To undertake a feasibility study of its test, Paragraf has partnered with investigators at the University of Liverpool, the University of Manchester, and the University of Newcastle. Newcastle upon Tyne Hospitals NHS Foundation Trust and Manchester University NHS Foundation Trust are also part of the consortium.
The partners will compare the performance of Paragraf's test against the standard of care, enzyme-linked immunosorbent assays. Though Paragraf is a relative newcomer to the diagnostics field, Stewart said that it was able to win over the "top drawer clinicians" in Britain because of its approach. "Our value proposition is superb and was immediately recognized by clinicians," he said. "We got the clinicians and facilities because we had the right idea."
The planned study will trial Paragraf's test in the ICU setting on 50 patients by measuring their blood five times and mapping the change in concentration of the CRP and PCT markers. These results will be compared against standard-of-care ELISA results. Paragraf is currently preparing the device for the study, Stewart said, which will take place next year. Should it be successful, a larger study to support submissions to obtain both CE-IVD and UKCA marks will follow.
"It could take two more years to do a full regulatory study," noted Stewart. The current estimate for having a product ready for submission is sometime in 2026, he said. Submissions to regulators in other geographies, such as the US, China, and Japan, would eventually follow.

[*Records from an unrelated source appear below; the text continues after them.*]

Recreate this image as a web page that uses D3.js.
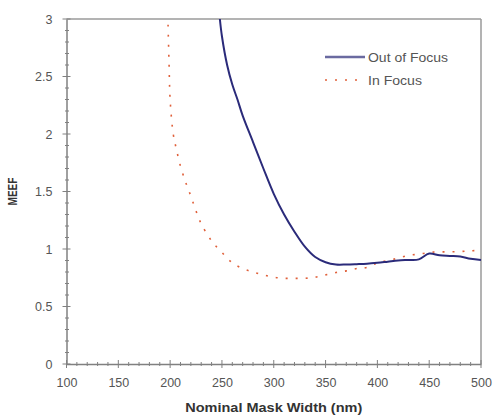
<!DOCTYPE html>
<html>
<head>
<meta charset="utf-8">
<script src="https://cdn.jsdelivr.net/npm/d3@7/dist/d3.min.js"></script>
<style>
  html, body { margin: 0; padding: 0; background: #fff; }
  svg { display: block; font-family: "Liberation Sans", Arial, sans-serif; }
</style>
</head>
<body>
<svg id="chart" width="494" height="417"></svg>
<script>
// Mask width (nm) and MEEF, out-of-focus series
const outFocusWidth = [248, 250, 255, 260, 265, 270, 280, 290, 300, 310, 320, 330, 340, 350, 360, 370, 380, 390, 400, 410, 420, 430, 440, 450, 460, 470, 480, 490, 500];
const outFocusMeef  = [3.0, 2.85, 2.60, 2.43, 2.30, 2.16, 1.93, 1.70, 1.48, 1.30, 1.15, 1.02, 0.93, 0.885, 0.865, 0.865, 0.868, 0.872, 0.88, 0.89, 0.90, 0.905, 0.91, 0.96, 0.945, 0.94, 0.935, 0.915, 0.905];

// Mask width (nm) and MEEF, in-focus series
const inFocusWidth = [198, 199, 200, 203, 206, 210, 215, 220, 225, 230, 240, 250, 260, 270, 280, 290, 300, 310, 320, 330, 340, 350, 360, 370, 380, 390, 400, 410, 420, 430, 440, 450, 460, 470, 480, 490, 500];
const inFocusMeef  = [2.95, 2.6, 2.3, 2.0, 1.87, 1.72, 1.58, 1.46, 1.33, 1.22, 1.07, 0.97, 0.88, 0.83, 0.80, 0.775, 0.755, 0.745, 0.745, 0.745, 0.755, 0.775, 0.795, 0.81, 0.83, 0.84, 0.88, 0.90, 0.92, 0.945, 0.955, 0.97, 0.975, 0.975, 0.978, 0.985, 0.985];

const xTicks = [100, 150, 200, 250, 300, 350, 400, 450, 500];
const yTicks = [0, 0.5, 1, 1.5, 2, 2.5, 3];
const seriesNames = ["Out of Focus", "In Focus"];

const svg = d3.select("#chart");
const m = { left: 66.5, right: 481, top: 19, bottom: 364 };

const x = d3.scaleLinear().domain([100, 500]).range([m.left, m.right]);
const y = d3.scaleLinear().domain([0, 3]).range([m.bottom, m.top]);

// frame: light top and right edges
svg.append("line").attr("x1", m.left).attr("x2", m.right).attr("y1", m.top).attr("y2", m.top)
  .attr("stroke", "#9a9a9a").attr("stroke-width", 1.5);
svg.append("line").attr("x1", m.right).attr("x2", m.right).attr("y1", m.top).attr("y2", m.bottom)
  .attr("stroke", "#9a9a9a").attr("stroke-width", 1.5);

const axisColor = "#808080";
const labelColor = "#555";

// y axis: major crossing ticks plus minor ticks every 0.1
const yAxis = svg.append("g").attr("transform", `translate(${m.left},0)`)
  .call(d3.axisLeft(y).tickValues(yTicks).tickSize(0).tickPadding(14)
    .tickFormat(d => d3.format("")(d)));
yAxis.select(".domain").attr("stroke", axisColor).attr("stroke-width", 1.5);
yAxis.selectAll("text").attr("font-size", 12.5).attr("fill", labelColor);
const yMinor = d3.range(0, 3.0001, 0.1).map(v => +v.toFixed(1));
svg.append("g").selectAll("line").data(yMinor).join("line")
  .attr("x1", d => yTicks.includes(d) ? m.left - 4 : m.left - 1.5)
  .attr("x2", d => yTicks.includes(d) ? m.left + 4 : m.left + 2.5)
  .attr("y1", d => y(d)).attr("y2", d => y(d))
  .attr("stroke", axisColor).attr("stroke-width", 1);

// x axis: major crossing ticks plus minor ticks every 10 nm
const xAxis = svg.append("g").attr("transform", `translate(0,${m.bottom})`)
  .call(d3.axisBottom(x).tickValues(xTicks).tickSize(0).tickPadding(14));
xAxis.select(".domain").attr("stroke", axisColor).attr("stroke-width", 1.5);
xAxis.selectAll("text").attr("font-size", 12.5).attr("fill", labelColor);
const xMinor = d3.range(100, 501, 10);
svg.append("g").selectAll("line").data(xMinor).join("line")
  .attr("x1", d => x(d)).attr("x2", d => x(d))
  .attr("y1", d => xTicks.includes(d) ? m.bottom - 4 : m.bottom - 2)
  .attr("y2", d => xTicks.includes(d) ? m.bottom + 4 : m.bottom + 2)
  .attr("stroke", axisColor).attr("stroke-width", 1);

// axis titles
svg.append("text").attr("x", (m.left + m.right) / 2).attr("y", 412)
  .attr("text-anchor", "middle").attr("font-size", 13).attr("font-weight", "bold")
  .attr("textLength", 177).attr("lengthAdjust", "spacingAndGlyphs")
  .attr("fill", "#333").text("Nominal Mask Width (nm)");
svg.append("text").attr("transform", `translate(17,${(m.top + m.bottom) / 2}) rotate(-90)`)
  .attr("text-anchor", "middle").attr("font-size", 12.5).attr("font-weight", "bold")
  .attr("textLength", 28).attr("lengthAdjust", "spacingAndGlyphs")
  .attr("fill", "#333").text("MEEF");

// curves
const line = d3.line().x(d => x(d[0])).y(d => y(d[1])).curve(d3.curveCatmullRom);
const outPts = outFocusWidth.map((w, i) => [w, outFocusMeef[i]]);
const inPts = inFocusWidth.map((w, i) => [w, inFocusMeef[i]]);

svg.append("path").datum(inPts).attr("d", line)
  .attr("fill", "none").attr("stroke", "#e0603a").attr("stroke-width", 1.6)
  .attr("stroke-dasharray", "2,8");
svg.append("path").datum(outPts).attr("d", line)
  .attr("fill", "none").attr("stroke", "#2b2b7a").attr("stroke-width", 2);

// legend
const legend = svg.append("g");
const legendStyles = [
  { stroke: "#6a6aa0", width: 2.5, dash: null, y: 57, len: 80 },
  { stroke: "#e0603a", width: 1.6, dash: "2,8", y: 80, len: 54 }
];
seriesNames.forEach((name, i) => {
  const s = legendStyles[i];
  legend.append("line").attr("x1", 325).attr("x2", 365).attr("y1", s.y).attr("y2", s.y)
    .attr("stroke", s.stroke).attr("stroke-width", s.width)
    .attr("stroke-dasharray", s.dash);
  legend.append("text").attr("x", 368).attr("y", s.y + 4.5).attr("font-size", 13)
    .attr("textLength", s.len).attr("lengthAdjust", "spacingAndGlyphs")
    .attr("fill", labelColor).text(name);
});
</script>
</body>
</html>
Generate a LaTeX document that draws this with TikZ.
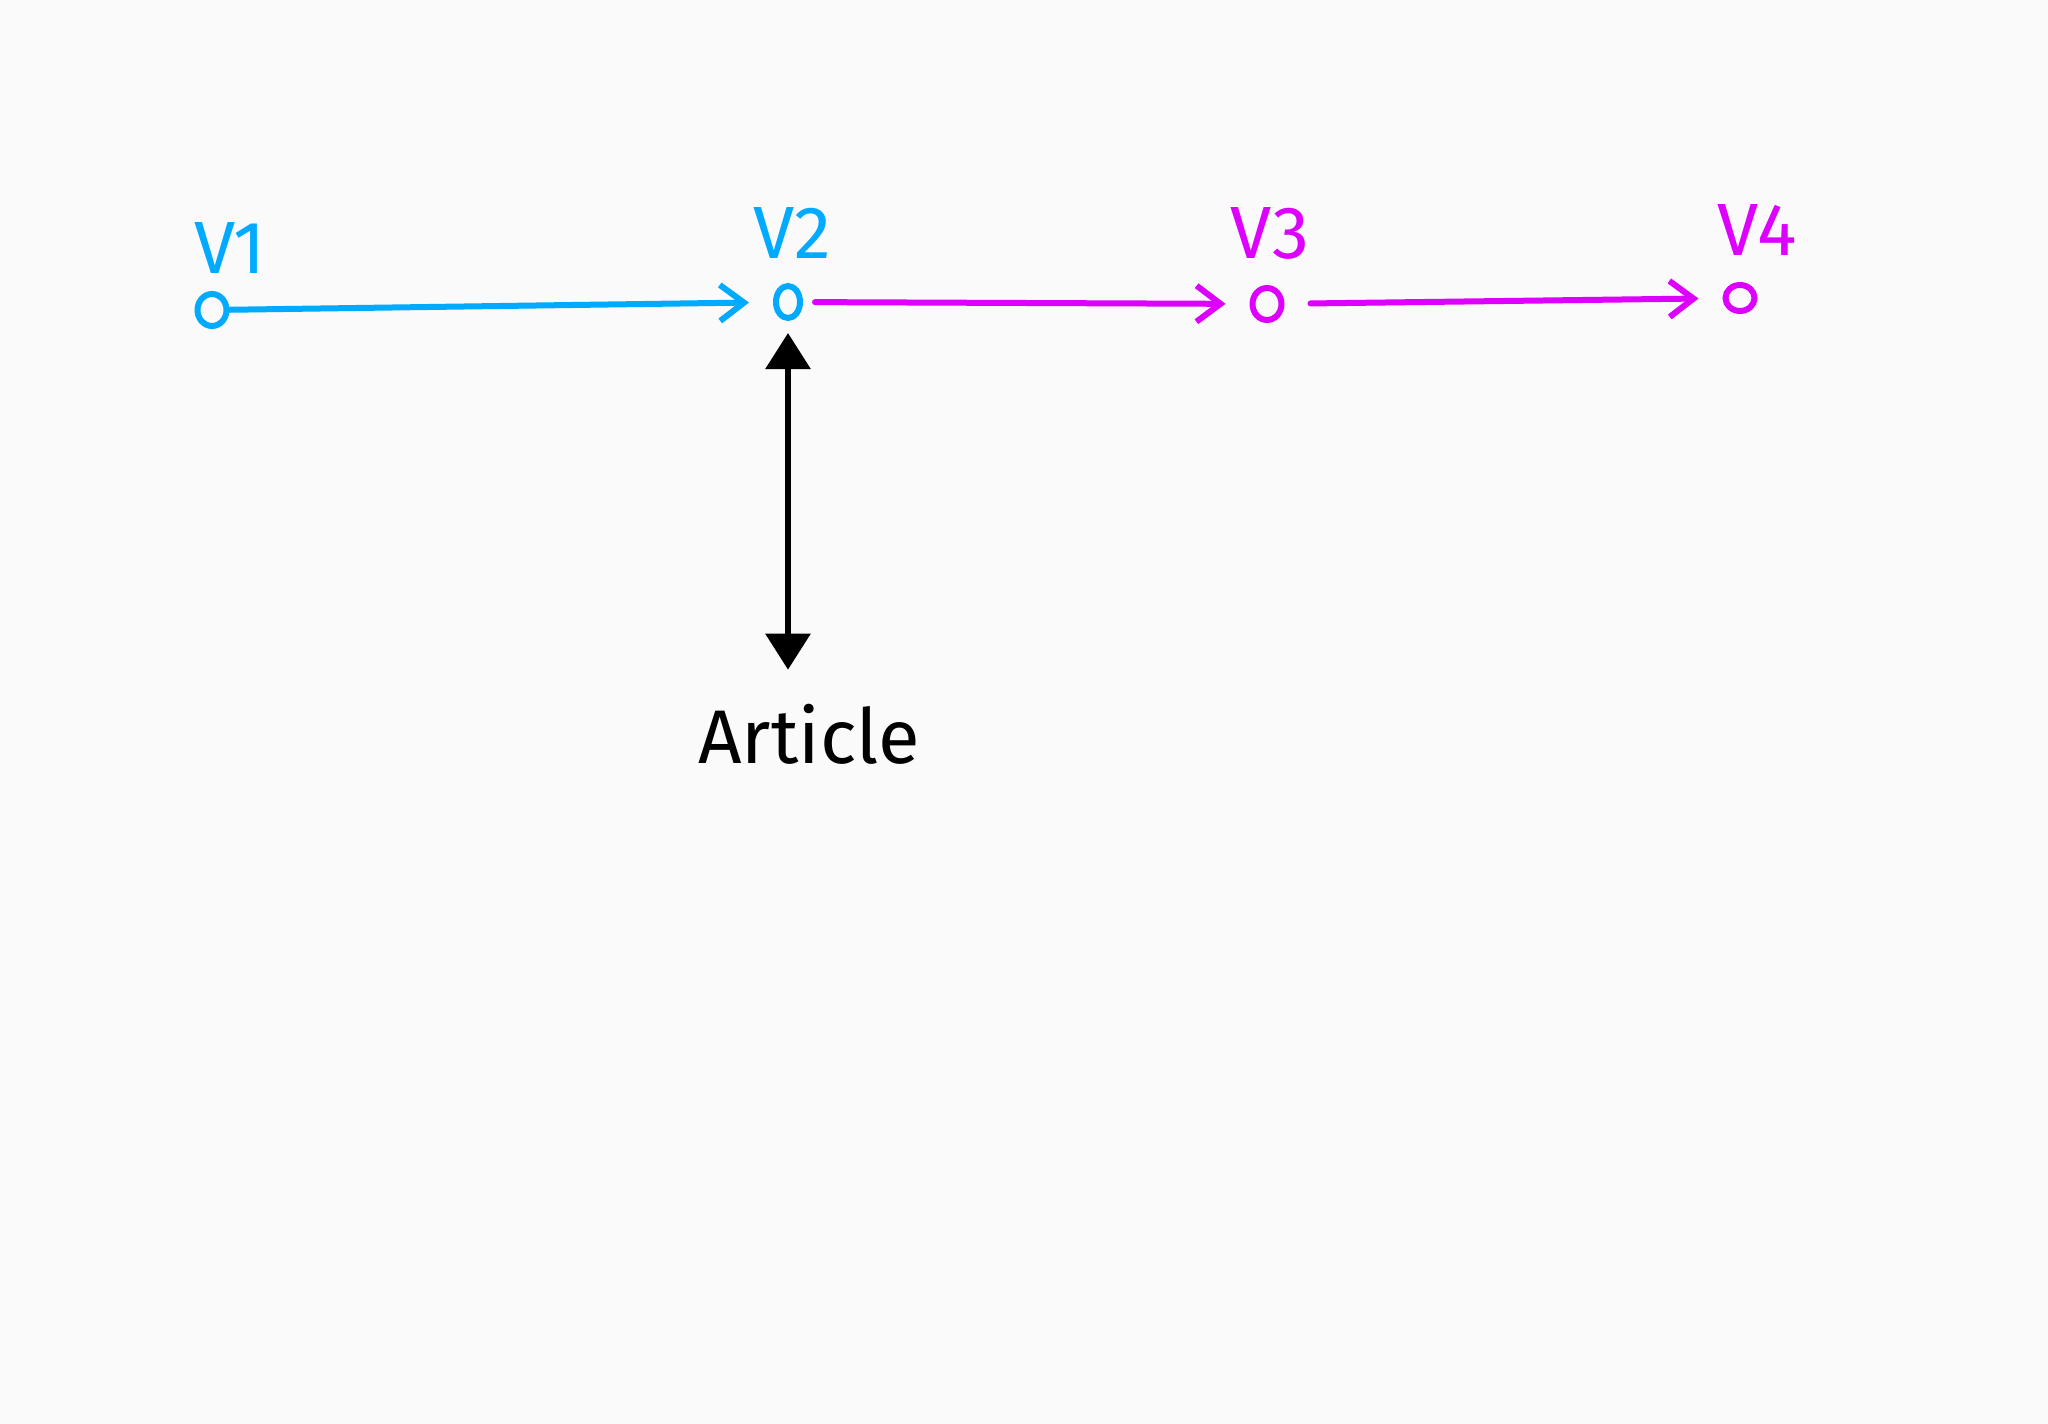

Paul Dark, chair of critical care medicine at the University of Manchester, said in an email that the research teams involved in the feasibility study of Paragraf's platform have "leading expertise in appraising diagnostic health technologies for their potential to disrupt emergency patient care."
Dark said that the teams' interest in delivering new multiplexed biomarker point-of-care diagnostics to clinicians overlaps with Paragraf's vision. "In this proof-of-concept translational clinical project, we are focusing on the grand challenge of making urgent clinical decisions for appropriate antibiotic treatments in the setting of suspected life-threatening severe infections," commented Dark.
He added that the research teams involved in the study look forward to partnering with Paragraf to develop what is believed to be the first in a pipeline of portable graphene-based IVDs, tests that "will at least match the performance of the most advanced hospital laboratory, but at the point of care."
As noted, Paragraf sees the current test as the first of what will eventually be a suite of assays that could be used not only in healthcare settings but also in environmental monitoring or food safety testing. But first in line will be infectious diseases, with sexually transmitted diseases, urinary tract infections, and tropical diseases some of the indications that interest Paragraf.
"We have a pipeline of products in infectious disease that will tell you what is wrong, what virus you have, and how to treat it appropriately," Stewart said. "There are quite a lot of infections we will be able to characterize and guide therapy for."
To accomplish that will require more investments. Paragraf in March closed a Series B round worth $60 million. Stewart said that the money will fund capital equipment so that Paragraf can make its graphene products at scale. The company is also investing in a manufacturing facility in Huntingdon, about 20 minutes west of its Somersham headquarters. Paragraf currently employs about 90 people, Stewart said, but the new funding will also help with some new hires.
By the end of 2022, Paragraf should have about 120 employees, he said.